WHAT NEEDS TO BE DONE
Scan the listing below and copy every line holding "this".

........

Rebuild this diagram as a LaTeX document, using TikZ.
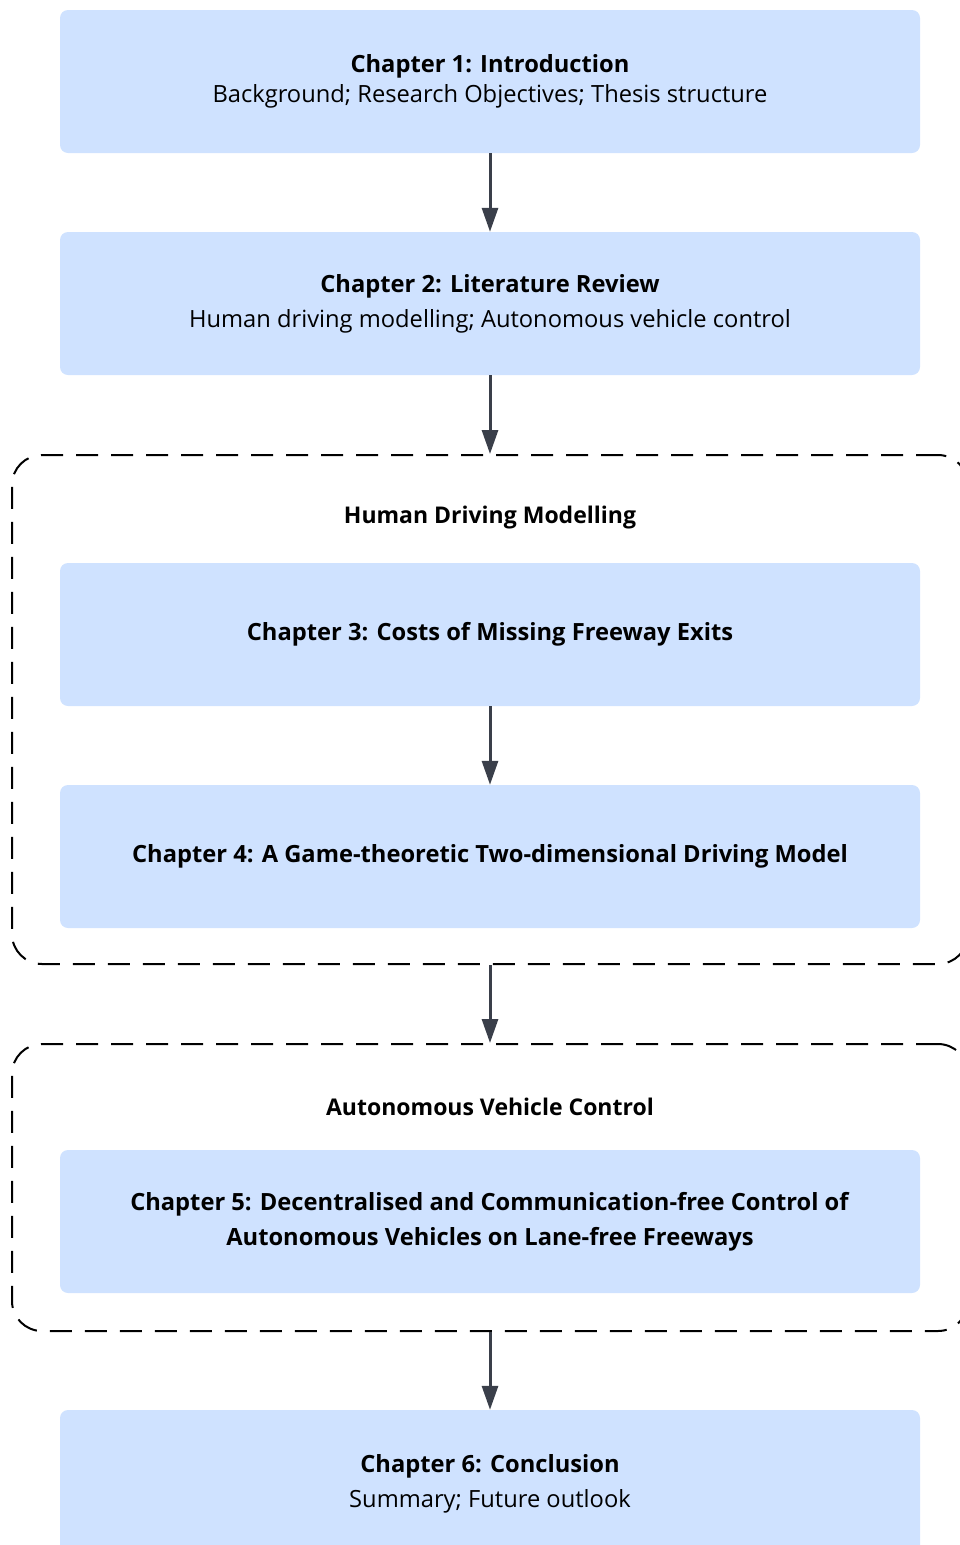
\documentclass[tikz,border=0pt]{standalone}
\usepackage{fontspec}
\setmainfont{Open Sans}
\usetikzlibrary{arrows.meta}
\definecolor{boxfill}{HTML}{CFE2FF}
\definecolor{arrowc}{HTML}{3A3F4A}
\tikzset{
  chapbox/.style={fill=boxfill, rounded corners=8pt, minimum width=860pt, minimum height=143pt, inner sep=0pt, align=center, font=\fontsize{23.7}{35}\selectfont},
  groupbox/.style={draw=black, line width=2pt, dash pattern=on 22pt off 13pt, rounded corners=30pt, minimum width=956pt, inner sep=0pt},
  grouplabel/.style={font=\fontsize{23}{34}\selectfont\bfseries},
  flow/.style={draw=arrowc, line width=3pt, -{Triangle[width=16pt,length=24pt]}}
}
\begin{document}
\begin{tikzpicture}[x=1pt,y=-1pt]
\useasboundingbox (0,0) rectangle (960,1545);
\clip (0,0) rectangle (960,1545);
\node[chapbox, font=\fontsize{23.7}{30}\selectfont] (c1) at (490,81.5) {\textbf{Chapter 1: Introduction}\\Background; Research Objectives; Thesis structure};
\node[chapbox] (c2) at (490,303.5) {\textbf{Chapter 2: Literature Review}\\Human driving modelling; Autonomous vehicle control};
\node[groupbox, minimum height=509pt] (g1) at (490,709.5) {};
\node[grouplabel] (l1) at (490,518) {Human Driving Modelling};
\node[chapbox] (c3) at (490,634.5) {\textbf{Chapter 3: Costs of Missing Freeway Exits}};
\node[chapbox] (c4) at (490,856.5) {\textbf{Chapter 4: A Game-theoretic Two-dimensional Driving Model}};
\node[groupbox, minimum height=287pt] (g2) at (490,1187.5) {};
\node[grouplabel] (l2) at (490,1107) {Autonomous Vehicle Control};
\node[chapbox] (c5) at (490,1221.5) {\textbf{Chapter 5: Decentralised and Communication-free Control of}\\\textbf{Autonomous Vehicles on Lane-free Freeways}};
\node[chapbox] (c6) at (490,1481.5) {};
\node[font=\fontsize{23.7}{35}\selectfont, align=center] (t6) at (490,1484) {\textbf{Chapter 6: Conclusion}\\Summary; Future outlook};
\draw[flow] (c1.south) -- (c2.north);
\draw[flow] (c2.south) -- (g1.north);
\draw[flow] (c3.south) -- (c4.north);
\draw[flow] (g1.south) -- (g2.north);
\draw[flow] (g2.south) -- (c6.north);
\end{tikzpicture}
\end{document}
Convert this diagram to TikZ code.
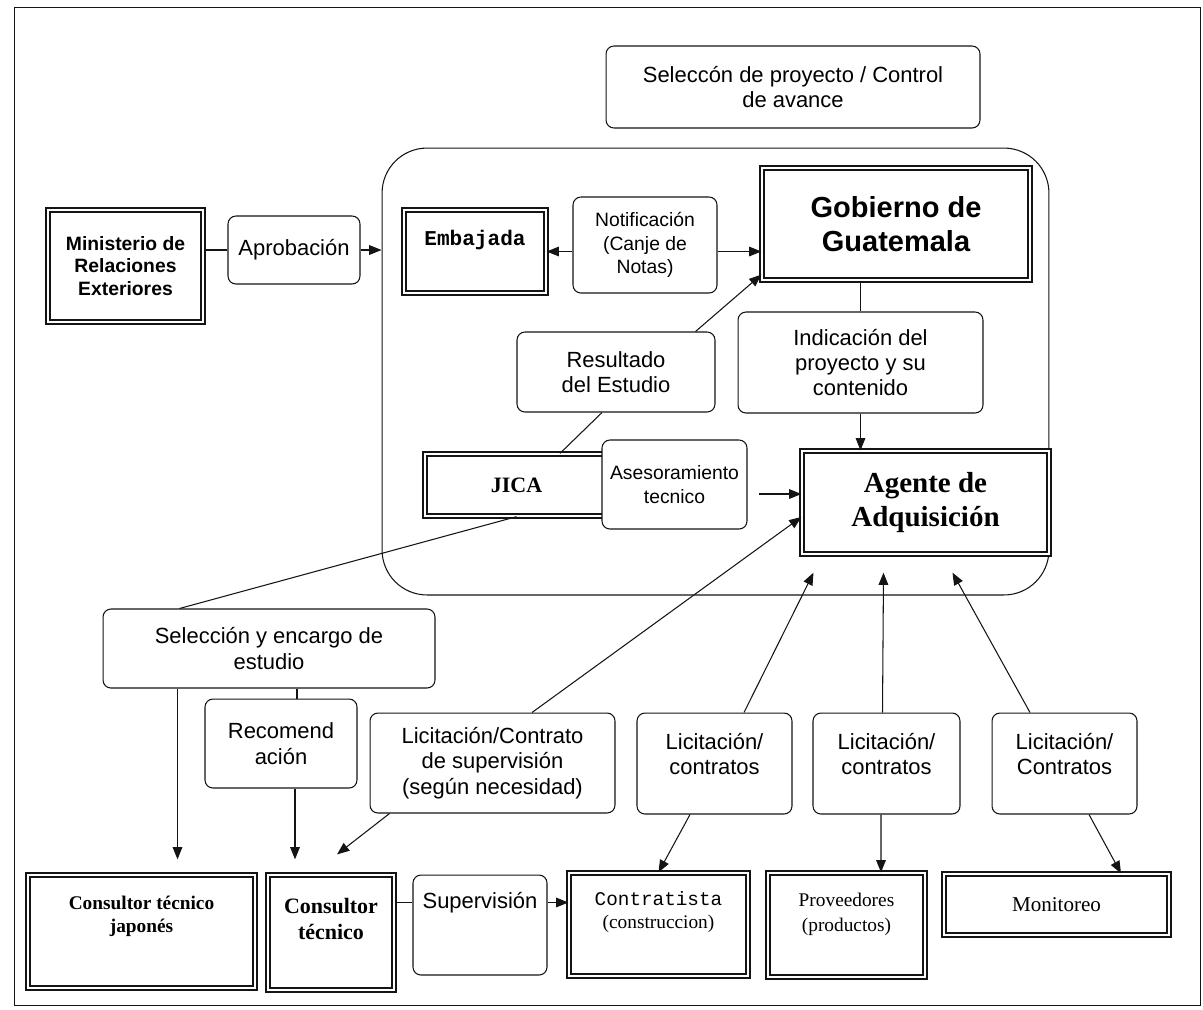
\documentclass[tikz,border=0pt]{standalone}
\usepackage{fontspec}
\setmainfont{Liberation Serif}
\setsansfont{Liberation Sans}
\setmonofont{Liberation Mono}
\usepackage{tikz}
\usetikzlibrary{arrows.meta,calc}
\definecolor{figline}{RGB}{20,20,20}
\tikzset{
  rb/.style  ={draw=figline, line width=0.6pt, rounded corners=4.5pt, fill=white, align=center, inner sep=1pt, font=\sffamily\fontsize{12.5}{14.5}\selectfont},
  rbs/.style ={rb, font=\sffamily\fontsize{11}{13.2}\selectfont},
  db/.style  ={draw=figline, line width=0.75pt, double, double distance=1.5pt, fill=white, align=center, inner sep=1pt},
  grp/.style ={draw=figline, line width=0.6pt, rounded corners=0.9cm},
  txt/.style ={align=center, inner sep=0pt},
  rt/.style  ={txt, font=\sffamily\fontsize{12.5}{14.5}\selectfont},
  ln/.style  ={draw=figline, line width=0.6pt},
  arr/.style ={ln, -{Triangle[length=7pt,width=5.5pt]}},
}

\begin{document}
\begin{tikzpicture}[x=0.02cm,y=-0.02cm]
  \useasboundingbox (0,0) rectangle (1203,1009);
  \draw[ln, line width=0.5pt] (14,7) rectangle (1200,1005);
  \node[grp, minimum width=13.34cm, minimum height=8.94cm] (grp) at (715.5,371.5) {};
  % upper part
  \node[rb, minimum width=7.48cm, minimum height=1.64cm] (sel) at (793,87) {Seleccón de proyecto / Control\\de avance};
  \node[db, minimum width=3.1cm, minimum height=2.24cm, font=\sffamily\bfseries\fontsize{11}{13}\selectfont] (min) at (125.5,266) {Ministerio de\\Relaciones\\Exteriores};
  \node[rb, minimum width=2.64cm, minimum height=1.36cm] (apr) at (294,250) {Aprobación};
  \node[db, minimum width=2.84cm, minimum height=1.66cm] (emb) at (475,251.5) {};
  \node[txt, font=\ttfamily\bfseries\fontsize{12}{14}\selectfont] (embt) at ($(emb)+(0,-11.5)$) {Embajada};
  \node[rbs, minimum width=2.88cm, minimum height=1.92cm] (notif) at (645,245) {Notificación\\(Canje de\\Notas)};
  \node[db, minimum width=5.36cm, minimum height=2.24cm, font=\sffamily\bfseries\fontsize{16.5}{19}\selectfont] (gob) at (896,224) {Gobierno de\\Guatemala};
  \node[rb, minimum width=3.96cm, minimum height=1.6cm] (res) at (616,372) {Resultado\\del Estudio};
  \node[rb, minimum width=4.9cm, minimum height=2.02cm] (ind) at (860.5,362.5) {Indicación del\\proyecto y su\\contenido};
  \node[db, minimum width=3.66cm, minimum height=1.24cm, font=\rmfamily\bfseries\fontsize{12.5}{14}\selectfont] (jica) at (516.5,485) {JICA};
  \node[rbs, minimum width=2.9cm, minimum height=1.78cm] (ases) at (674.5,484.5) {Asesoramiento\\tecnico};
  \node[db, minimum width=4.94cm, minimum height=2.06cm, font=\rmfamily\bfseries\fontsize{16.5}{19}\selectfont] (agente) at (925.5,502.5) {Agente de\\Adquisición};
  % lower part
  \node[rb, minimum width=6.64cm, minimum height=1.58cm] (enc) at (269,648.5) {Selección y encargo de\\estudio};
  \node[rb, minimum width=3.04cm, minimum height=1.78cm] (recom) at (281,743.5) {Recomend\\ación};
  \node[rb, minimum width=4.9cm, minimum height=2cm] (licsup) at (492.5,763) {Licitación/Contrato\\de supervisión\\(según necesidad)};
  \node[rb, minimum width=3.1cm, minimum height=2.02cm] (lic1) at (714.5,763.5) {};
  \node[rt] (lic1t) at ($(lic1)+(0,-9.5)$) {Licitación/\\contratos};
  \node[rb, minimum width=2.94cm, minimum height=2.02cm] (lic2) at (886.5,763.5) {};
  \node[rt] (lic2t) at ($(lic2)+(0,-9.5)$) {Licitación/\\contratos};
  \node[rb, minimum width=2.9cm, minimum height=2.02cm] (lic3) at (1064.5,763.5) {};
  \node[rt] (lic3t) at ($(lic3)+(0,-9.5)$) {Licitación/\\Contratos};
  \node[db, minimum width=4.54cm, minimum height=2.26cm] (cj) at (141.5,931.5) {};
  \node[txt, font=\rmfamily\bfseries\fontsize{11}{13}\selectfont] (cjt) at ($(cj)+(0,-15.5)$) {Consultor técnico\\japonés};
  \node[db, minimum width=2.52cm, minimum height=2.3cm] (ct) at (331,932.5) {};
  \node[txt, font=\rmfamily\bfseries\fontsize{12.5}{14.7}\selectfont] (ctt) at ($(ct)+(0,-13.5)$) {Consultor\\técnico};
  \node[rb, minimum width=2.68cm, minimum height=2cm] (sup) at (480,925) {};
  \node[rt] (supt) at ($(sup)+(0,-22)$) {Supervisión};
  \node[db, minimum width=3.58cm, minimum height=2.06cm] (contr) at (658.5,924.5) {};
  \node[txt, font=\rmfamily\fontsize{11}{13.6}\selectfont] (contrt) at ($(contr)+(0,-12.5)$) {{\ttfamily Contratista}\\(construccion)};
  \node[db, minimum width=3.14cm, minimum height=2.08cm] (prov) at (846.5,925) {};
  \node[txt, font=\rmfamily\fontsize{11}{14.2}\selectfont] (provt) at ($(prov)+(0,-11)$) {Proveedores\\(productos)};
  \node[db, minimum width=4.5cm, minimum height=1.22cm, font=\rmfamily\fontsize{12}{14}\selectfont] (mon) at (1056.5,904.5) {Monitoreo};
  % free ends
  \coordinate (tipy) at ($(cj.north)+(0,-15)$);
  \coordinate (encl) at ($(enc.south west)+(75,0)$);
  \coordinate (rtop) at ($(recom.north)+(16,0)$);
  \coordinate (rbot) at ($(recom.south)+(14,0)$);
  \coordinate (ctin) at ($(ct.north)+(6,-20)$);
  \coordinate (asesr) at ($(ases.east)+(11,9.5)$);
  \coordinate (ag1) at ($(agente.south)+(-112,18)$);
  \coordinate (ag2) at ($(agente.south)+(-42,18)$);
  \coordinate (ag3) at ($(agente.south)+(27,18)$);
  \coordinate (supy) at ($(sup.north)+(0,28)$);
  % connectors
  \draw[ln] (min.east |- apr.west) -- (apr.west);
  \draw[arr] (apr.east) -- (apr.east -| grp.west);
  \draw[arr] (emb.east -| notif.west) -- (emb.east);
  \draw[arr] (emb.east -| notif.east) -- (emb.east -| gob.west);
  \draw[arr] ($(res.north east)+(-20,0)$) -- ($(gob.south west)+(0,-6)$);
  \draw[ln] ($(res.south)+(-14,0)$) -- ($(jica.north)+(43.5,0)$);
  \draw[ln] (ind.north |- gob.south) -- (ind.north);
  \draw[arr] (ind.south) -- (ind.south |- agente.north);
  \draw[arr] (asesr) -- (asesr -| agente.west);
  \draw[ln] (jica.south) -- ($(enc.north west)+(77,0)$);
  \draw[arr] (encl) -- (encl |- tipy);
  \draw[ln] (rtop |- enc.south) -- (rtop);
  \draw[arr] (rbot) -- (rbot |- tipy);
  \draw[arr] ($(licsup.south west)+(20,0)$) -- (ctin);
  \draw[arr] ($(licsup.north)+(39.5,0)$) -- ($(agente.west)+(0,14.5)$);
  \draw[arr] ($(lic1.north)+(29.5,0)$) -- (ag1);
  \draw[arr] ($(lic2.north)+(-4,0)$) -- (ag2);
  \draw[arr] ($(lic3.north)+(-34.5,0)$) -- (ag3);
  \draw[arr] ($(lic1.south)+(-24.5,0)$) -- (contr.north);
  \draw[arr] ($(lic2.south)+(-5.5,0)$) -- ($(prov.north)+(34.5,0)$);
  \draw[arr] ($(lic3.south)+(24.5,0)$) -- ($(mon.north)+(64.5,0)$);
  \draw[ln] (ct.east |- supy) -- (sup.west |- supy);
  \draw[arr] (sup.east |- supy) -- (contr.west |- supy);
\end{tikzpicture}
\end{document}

........

EXERCISE OUTPUT
Rebuild this diagram as a LaTeX document, using TikZ.
Convert this diagram to TikZ code.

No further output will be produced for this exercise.